Critique de Headshot de Pen-Ek Ratanaruang : une balle dans la tête

Posté le 30 octobre 2012 par

Découvert à Deauville Asia 2012, Headshot sort en salles le 31 octobre pour montrer les limites du cinéma exigeant et doué du thaïlandais Pen-ek Ratanaruang, qui se tire une balle dans le pied à force de formalisme plutôt que de nous donner l’impression de nous mettre une balle dans la tête. Par Victor lopez.

Fatigué des turpitudes qui lui tombent sans cesse dessus et qui s’accumulent calmement mais surement depuis le début du film, le héros de Headshot finit par avouer sa lassitude. A ce moment, on ne sait si cette démission, alors même qu’il reste encore une bonne partie du métrage à parcourir, est celle du personnage ou du cinéaste, à moins que celui-ci n’envisage là l’abandon du spectateur face à un imbroglio d’intrigues dont il ne verra jamais la finalité. Entre zenitude plaquée sur une action cotonneuse et karma vide et forcé, le dernier film de Pen-ek Ratanaruang ne semble aller nulle part, n’avoir rien à dire.

Cela ne veut cependant pas signifier que le réalisateur ne remplit pas ce néant d’une bien belle façon. La maîtrise technique de Ratanaruang magnifie chaque scène, qui baigne dans une photographie mélancolique et aérienne. Le tout est doublé d’une mise en scène symbolique, qui accumule effets et métaphores sans que l’on soit sûr d’en comprendre le référent, voir qu’il y ait un référent tout court. Où nous mène en effet cette histoire de flic intègre, qui, devenu tueur pour une organisation mystérieuse ayant pour but de restaurer la moralité en Thaïlande, voit le monde à l’envers depuis qu’il s’est pris une balle dans la tête ? Que lui apporte ce changement de perspective ? Cela lui permet-il d’y voir plus clair dans un monde sans dessus-dessous ?

A vrai dire, on n’en sait rien, et on n’est pas sûr que le réalisateur en sache plus que nous. Elliptique, la narration nous promet de belles révélations sans jamais les tenir. Quid de la mystérieuse organisation dont on nous annonce des ramifications complexes sans que l’on en voit jamais plus de trois membres ? Sans doute l’intrigue policière n’est-elle qu’un McGuffin élégant, un emballage de film noir cachant un profond voyage intérieur. Les effets de mise en scènes insistant, la voix-off en mode acceptation du destin semble l’indiquer, mais le parcours en lui-même n’offre guère d’intérêt.

Headshot n’est ni une quête car il n’y a rien à trouver, ni une histoire de rédemption car il n’y a pas de faute.
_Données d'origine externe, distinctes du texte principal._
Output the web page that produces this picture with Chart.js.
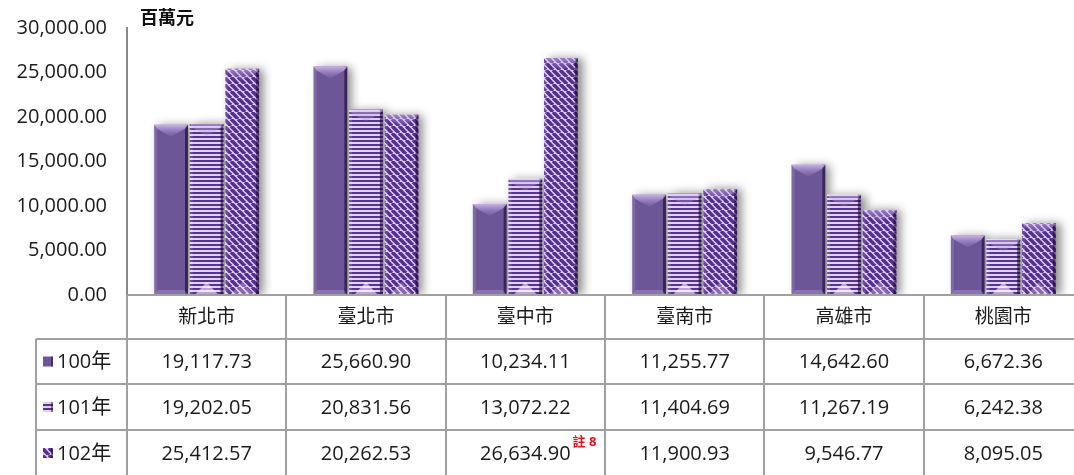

En fait, il ne peut même pas s’agir de voyage intérieur puisqu’il n’y a pas vraiment de mouvement, d’évolution concernant notre protagoniste en mode upside down. Bref, loin de nous retourner le cerveau, Headshot nous l’enfume juste un peu.

Victor Lopez.

Verdict :

 

 Headshot de Pen-Ek Ranaturuang, en salle le 31 octobre 2012.